Harold finally turns to our forbearance argument, challenging our conclusion that the FCC faces a high hurdle to forbear from the tariffing requirement since the reason the regulation is required is because there is, by the agency’s determination, a monopoly (or gatekeeper) with incentives to behave badly. Critically, the issue here is not just that there’s just a terminating monopoly somewhere in the transactions flow, but that regulation is required because of the incentives created by the presence of a terminating monopoly.
Harold has consistently held that forbearance to a “Title II Lite” will be easy, but his analysis of forbearance is flimsy. The FCC’s experience with forbearance reveals that it is a very long and protracted process, as the agency generally takes both the full year plus the ninety-day extension time periods allotted to it to make a decision. It is certainly rare. Forbearing from tariffs is not, as Harold appears to believe, the same decision as forbearing from accounting rules. Competition may not be relevant to whether or not a carrier should report one thing or another in its ARMIS data, but is always relevant to detariffing a service. What Harold did not and cannot provide is a decision by the Commission to forbear from tariffing in the absence of competition. There is no such decision. It would be a very strange decision indeed to detariff a dominant firm and especially so when the intervention is price regulation—and net neutrality regulation is unquestionably price regulation.
Also, detariffing would be pointless. Just because the agency doesn’t require tariffs doesn’t mean the Commission can then set a price that is confiscatory, not just and reasonable, and unduly discriminatory as reclassification advocates want them to. Nor could it effectively enforce Section 201 and 202. To detariff is to surrender enforcement of 201 and 202 to competition. So, if the FCC did forbear from tariffing, then reclassification is pointless. Harold’s proposal that the Commission detariff after cutting-and-pasting the tariff in the transparency filings is just plain silly.
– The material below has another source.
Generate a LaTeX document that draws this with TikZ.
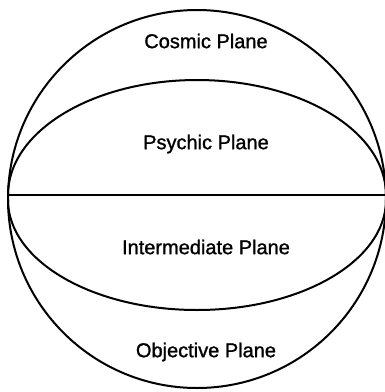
\documentclass[tikz,border=0pt]{standalone}
\usepackage{fontspec}
\setmainfont{Liberation Sans}[UprightFeatures={FakeBold=1.2}]
\begin{document}
\begin{tikzpicture}[x=1pt,y=-1pt,
  ln/.style={line width=2pt,black},
  lbl/.style={font=\fontsize{20}{22}\selectfont, inner sep=0pt}]
\useasboundingbox (0,0) rectangle (385,392);
\coordinate (c) at (197,199);
\draw[ln] (c) circle[radius=189];
\coordinate (L) at (8,195);
\coordinate (R) at (386,195);
\draw[ln] (L) -- (R);
\draw[ln] (L) arc[start angle=180,end angle=0,x radius=189,y radius=-115];
\draw[ln] (8,200) arc[start angle=180,end angle=360,x radius=189,y radius=-110];
\node[lbl] (cos) at (206,41) {Cosmic Plane};
\node[lbl] (psy) at (206,144) {Psychic Plane};
\node[lbl] (int) at (206,247) {Intermediate Plane};
\node[lbl] (obj) at (206,352) {Objective Plane};
\end{tikzpicture}
\end{document}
It’s like calling cancer “candy” and expecting a different result. Besides, transparency requires only that the BSPs state what they are doing—it is not a regulatory restraint on behavior.
Harold’s best efforts failed to reveal any defects in our analysis. In fact, his comments increased my confidence in our conclusions and once again reveal the superficial nature of the reclassification debate. I am hopeful, however, that his blog will direct attention to our paper and to getting people to think a little harder about how reclassification plays out. I suspect that effort will raise the level of the debate, and considering the sad state of the present discussion, that would be a welcome change.